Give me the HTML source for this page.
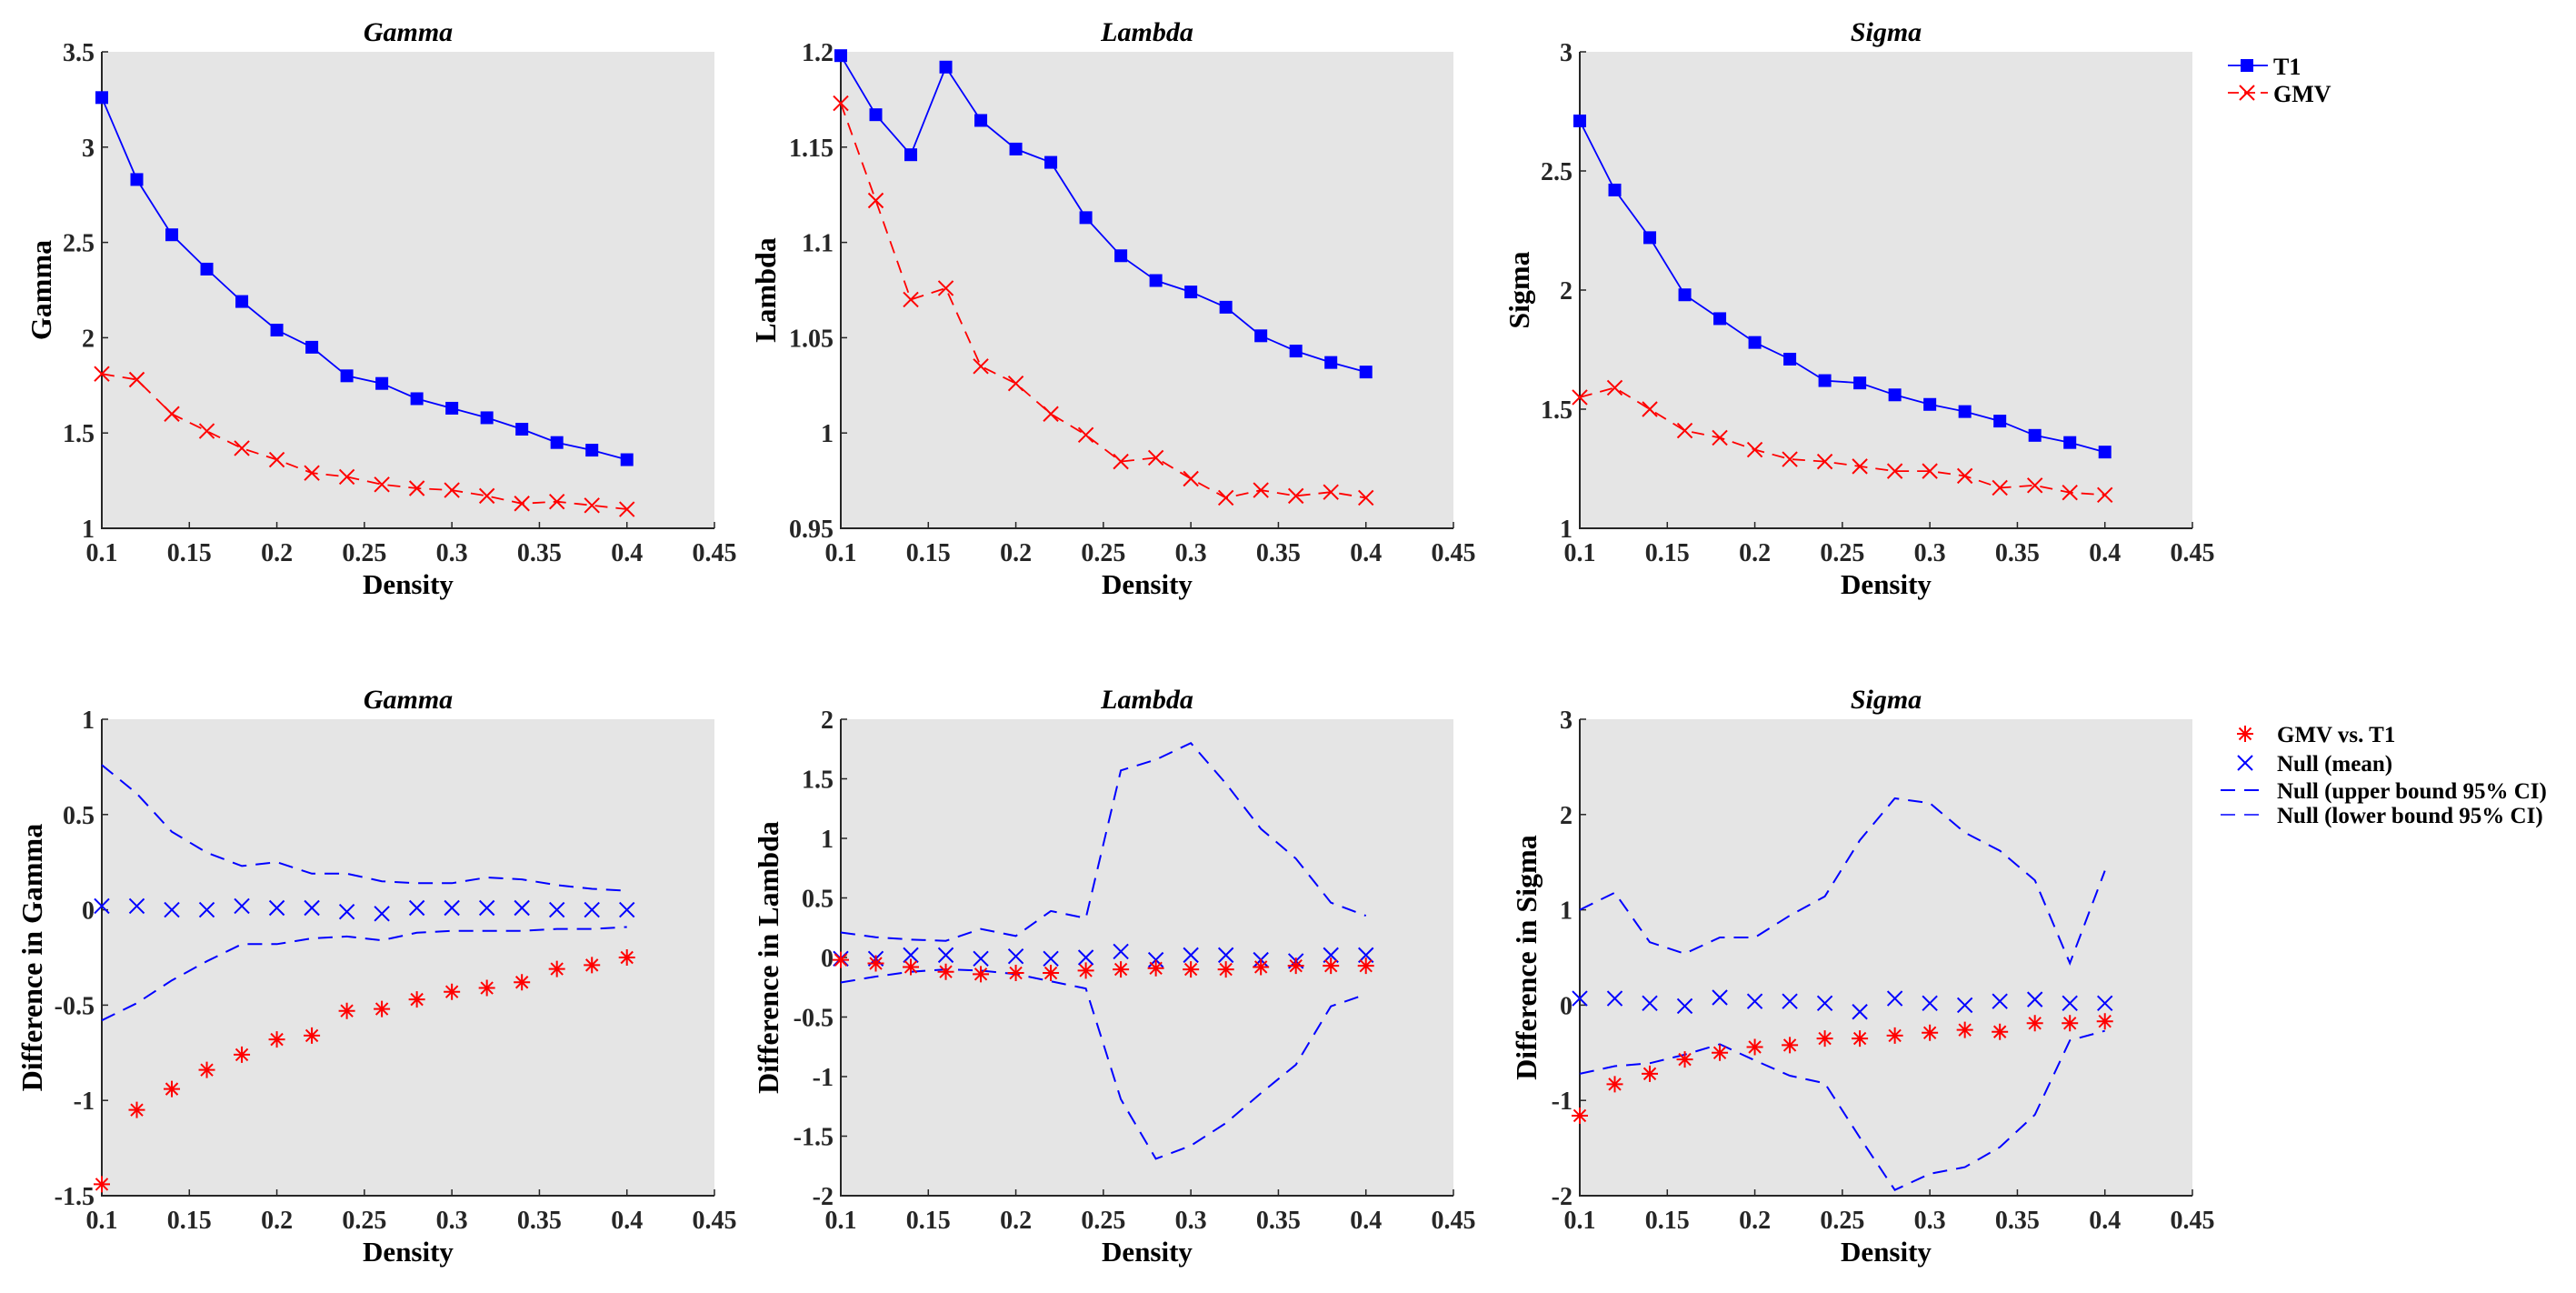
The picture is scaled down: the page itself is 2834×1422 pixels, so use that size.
<!DOCTYPE html>
<html><head><meta charset="utf-8"><style>
html,body{margin:0;padding:0;background:#fff;}
svg text{font-family:"Liberation Serif","Times New Roman",serif;}
</style></head><body>
<svg id="fig" width="2834" height="1417" viewBox="0 0 2834 1417" xmlns="http://www.w3.org/2000/svg"></svg>
<script>
const density=[0.1,0.12,0.14,0.16,0.18,0.2,0.22,0.24,0.26,0.28,0.3,0.32,0.34,0.36,0.38,0.4];
const xTicks=[0.1,0.15,0.2,0.25,0.3,0.35,0.4,0.45];
const xTickLabels=["0.1","0.15","0.2","0.25","0.3","0.35","0.4","0.45"];
// top row
const gammaT1=[3.26,2.83,2.54,2.36,2.19,2.04,1.95,1.80,1.76,1.68,1.63,1.58,1.52,1.45,1.41,1.36];
const gammaGMV=[1.81,1.78,1.60,1.51,1.42,1.36,1.29,1.27,1.23,1.21,1.20,1.17,1.13,1.14,1.12,1.10];
const lambdaT1=[1.198,1.167,1.146,1.192,1.164,1.149,1.142,1.113,1.093,1.080,1.074,1.066,1.051,1.043,1.037,1.032];
const lambdaGMV=[1.173,1.122,1.070,1.076,1.035,1.026,1.010,0.999,0.985,0.987,0.976,0.966,0.970,0.967,0.969,0.966];
const sigmaT1=[2.71,2.42,2.22,1.98,1.88,1.78,1.71,1.62,1.61,1.56,1.52,1.49,1.45,1.39,1.36,1.32];
const sigmaGMV=[1.55,1.59,1.50,1.41,1.38,1.33,1.29,1.28,1.26,1.24,1.24,1.22,1.17,1.18,1.15,1.14];
// bottom row
const gammaDiff=[-1.44,-1.05,-0.94,-0.84,-0.76,-0.68,-0.66,-0.53,-0.52,-0.47,-0.43,-0.41,-0.38,-0.31,-0.29,-0.25];
const gammaNullMean=[0.02,0.02,0,0,0.02,0.01,0.01,-0.01,-0.02,0.01,0.01,0.01,0.01,0,0,0];
const gammaUpper=[0.76,0.61,0.41,0.30,0.23,0.25,0.19,0.19,0.15,0.14,0.14,0.17,0.16,0.13,0.11,0.10];
const gammaLower=[-0.58,-0.49,-0.37,-0.27,-0.18,-0.18,-0.15,-0.14,-0.16,-0.12,-0.11,-0.11,-0.11,-0.10,-0.10,-0.09];
const lambdaDiff=[-0.02,-0.05,-0.08,-0.12,-0.14,-0.13,-0.13,-0.11,-0.10,-0.09,-0.10,-0.10,-0.08,-0.07,-0.07,-0.07];
const lambdaNullMean=[-0.01,-0.01,0.02,0.02,-0.01,0.01,-0.01,0,0.05,-0.02,0.02,0.02,-0.02,-0.03,0.02,0.02];
const lambdaUpper=[0.21,0.17,0.15,0.14,0.24,0.18,0.39,0.33,1.57,1.66,1.80,1.46,1.08,0.83,0.46,0.35];
const lambdaLower=[-0.21,-0.16,-0.12,-0.10,-0.11,-0.14,-0.20,-0.26,-1.19,-1.69,-1.58,-1.39,-1.14,-0.90,-0.41,-0.31];
const sigmaDiff=[-1.16,-0.83,-0.72,-0.57,-0.50,-0.44,-0.42,-0.35,-0.35,-0.32,-0.29,-0.26,-0.28,-0.19,-0.19,-0.17];
const sigmaNullMean=[0.07,0.07,0.02,-0.01,0.08,0.04,0.04,0.02,-0.07,0.07,0.02,0,0.04,0.06,0.02,0.02];
const sigmaUpper=[1.0,1.18,0.66,0.54,0.71,0.71,0.94,1.14,1.73,2.17,2.12,1.81,1.62,1.31,0.44,1.41];
const sigmaLower=[-0.72,-0.64,-0.61,-0.52,-0.41,-0.58,-0.74,-0.82,-1.39,-1.94,-1.77,-1.70,-1.49,-1.15,-0.37,-0.27];
const gammaTopTicks=[1,1.5,2,2.5,3,3.5];
const lambdaTopTicks=[0.95,1,1.05,1.1,1.15,1.2];
const sigmaTopTicks=[1,1.5,2,2.5,3];
const gammaBotTicks=[-1.5,-1,-0.5,0,0.5,1];
const lambdaBotTicks=[-2,-1.5,-1,-0.5,0,0.5,1,1.5,2];
const sigmaBotTicks=[-2,-1,0,1,2,3];

const NS="http://www.w3.org/2000/svg";
const FONT='"Liberation Serif", "Times New Roman", serif';
const svg=document.getElementById('fig');
function mk(tag,attrs,parent){const e=document.createElementNS(NS,tag);for(const k in attrs)e.setAttribute(k,attrs[k]);(parent||svg).appendChild(e);return e;}
function txt(s,attrs,parent){attrs['font-family']=FONT;const e=mk('text',attrs,parent);e.style.fontFamily=FONT;e.textContent=s;return e;}
const PW=674,PH=524;
function fmt(v){return String(parseFloat(v.toFixed(2)));}

function panel(name,left,top,ymin,ymax,yticks,title,ylabel,yoff){
  const g=mk('g',{});
  
  
  const sx=v=>left+(v-0.1)/0.35*PW;
  const sy=v=>top+PH-(v-ymin)/(ymax-ymin)*PH;
  const bg=mk('rect',{x:left,y:top,width:PW,height:PH,fill:'#e5e5e5'},g);
  
  
  const ax=mk('path',{d:`M${left},${top}V${top+PH}H${left+PW}`,stroke:'#262626','stroke-width':2,fill:'none'},g);
  
  
  xTicks.forEach((t,i)=>{
    const x=sx(t);
    mk('line',{x1:x,x2:x,y1:top+PH,y2:top+PH-7,stroke:'#262626','stroke-width':1.5},g);
    const l=txt(xTickLabels[i],{x:x,y:top+PH+36,'text-anchor':'middle','font-size':28,'font-weight':'bold',fill:'#262626'},g);
    
    
  });
  yticks.forEach(t=>{
    const y=sy(t);
    mk('line',{x1:left,x2:left+7,y1:y,y2:y,stroke:'#262626','stroke-width':1.5},g);
    const l=txt(fmt(t),{x:left-8,y:y+10,'text-anchor':'end','font-size':28,'font-weight':'bold',fill:'#262626'},g);
    
    
  });
  const tt=txt(title,{x:left+PW/2,y:top-12,'text-anchor':'middle','font-size':30,'font-weight':'bold','font-style':'italic',fill:'#000'},g);
  
  
  const xl=txt('Density',{x:left+PW/2,y:top+PH+72,'text-anchor':'middle','font-size':31,'font-weight':'bold',fill:'#000'},g);
  
  
  const yx=left-yoff;
  const yl=txt(ylabel,{x:yx,y:top+PH/2,'text-anchor':'middle','font-size':32,'font-weight':'bold',fill:'#000',transform:`rotate(-90 ${yx} ${top+PH/2})`,dy:11},g);
  
  
  return {g,sx,sy};
}
function line(p,vals,color,dash,w,name){
  const d=vals.map((v,i)=>(i?'L':'M')+p.sx(density[i]).toFixed(1)+','+p.sy(v).toFixed(1)).join('');
  const e=mk('path',{d:d,stroke:color,'stroke-width':w,fill:'none','stroke-dasharray':dash||'none'},p.g);
  
  
}
function square(g,x,y,name){const e=mk('rect',{x:x-7,y:y-7,width:14,height:14,fill:'#0000ff'},g);}
function cross(g,x,y,color,name){const s=8;const e=mk('path',{d:`M${x-s},${y-s}L${x+s},${y+s}M${x-s},${y+s}L${x+s},${y-s}`,stroke:color,'stroke-width':2,fill:'none'},g);}
function star(g,x,y,name){const s=9,d=6.5;const e=mk('path',{d:`M${x-s},${y}H${x+s}M${x},${y-s}V${y+s}M${x-d},${y-d}L${x+d},${y+d}M${x-d},${y+d}L${x+d},${y-d}`,stroke:'#ff0000','stroke-width':2,fill:'none'},g);}

const lefts=[112,925,1738];
const topOff=[67,83,67];
const botOff=[77,80,59];
const topRow=[
 ['gamma-top',gammaT1,gammaGMV,1,3.5,gammaTopTicks,'Gamma','Gamma'],
 ['lambda-top',lambdaT1,lambdaGMV,0.95,1.2,lambdaTopTicks,'Lambda','Lambda'],
 ['sigma-top',sigmaT1,sigmaGMV,1,3,sigmaTopTicks,'Sigma','Sigma']];
topRow.forEach((c,k)=>{
  const p=panel(c[0],lefts[k],57,c[3],c[4],c[5],c[6],c[7],topOff[k]);
  line(p,c[2],'#ff0000','14 9',1.8,'gmv-line');
  line(p,c[1],'#0000ff',null,1.8,'t1-line');
  c[2].forEach((v,i)=>cross(p.g,p.sx(density[i]),p.sy(v),'#ff0000','gmv-point'));
  c[1].forEach((v,i)=>square(p.g,p.sx(density[i]),p.sy(v),'t1-point'));
});
const botRow=[
 ['gamma-diff',gammaDiff,gammaNullMean,gammaUpper,gammaLower,-1.5,1,gammaBotTicks,'Gamma','Difference in Gamma'],
 ['lambda-diff',lambdaDiff,lambdaNullMean,lambdaUpper,lambdaLower,-2,2,lambdaBotTicks,'Lambda','Difference in Lambda'],
 ['sigma-diff',sigmaDiff,sigmaNullMean,sigmaUpper,sigmaLower,-2,3,sigmaBotTicks,'Sigma','Difference in Sigma']];
botRow.forEach((c,k)=>{
  const p=panel(c[0],lefts[k],791,c[5],c[6],c[7],c[8],c[9],botOff[k]);
  line(p,c[3],'#0000ff','16 10',2,'null-upper-line');
  line(p,c[4],'#0000ff','16 10',2,'null-lower-line');
  c[2].forEach((v,i)=>cross(p.g,p.sx(density[i]),p.sy(v),'#0000ff','null-mean-point'));
  c[1].forEach((v,i)=>star(p.g,p.sx(density[i]),p.sy(v),'gmv-vs-t1-point'));
});

// top legend
const lg=mk('g',{});


mk('line',{x1:2451,x2:2495,y1:72,y2:72,stroke:'#0000ff','stroke-width':1.8},lg);
square(lg,2472,72,'legend-t1-marker');
const lt1=txt('T1',{x:2501,y:82,'font-size':26,'font-weight':'bold'},lg);


mk('line',{x1:2451,x2:2495,y1:102,y2:102,stroke:'#ff0000','stroke-width':1.8,'stroke-dasharray':'12 6'},lg);
cross(lg,2472,102,'#ff0000','legend-gmv-marker');
const lt2=txt('GMV',{x:2501,y:112,'font-size':26,'font-weight':'bold'},lg);



// bottom legend
const lb=mk('g',{});


star(lb,2470,807,'legend-star-marker');
cross(lb,2470,839,'#0000ff','legend-x-marker');
mk('line',{x1:2443,x2:2490,y1:869,y2:869,stroke:'#0000ff','stroke-width':2,'stroke-dasharray':'16 10'},lb);
mk('line',{x1:2443,x2:2490,y1:896,y2:896,stroke:'#0000ff','stroke-width':1.5,'stroke-dasharray':'16 10'},lb);
const labs=['GMV vs. T1','Null (mean)','Null (upper bound 95% CI)','Null (lower bound 95% CI)'];
const ys=[816,848,878,905];
labs.forEach((s,i)=>{
  const e=txt(s,{x:2505,y:ys[i],'font-size':25,'font-weight':'bold'},lb);
  
  
});
</script>
</body></html>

· · ·

**THE TASK**
How many lines in the listing above contain "page"? Answer with the number alone.

**THE RESULT**
2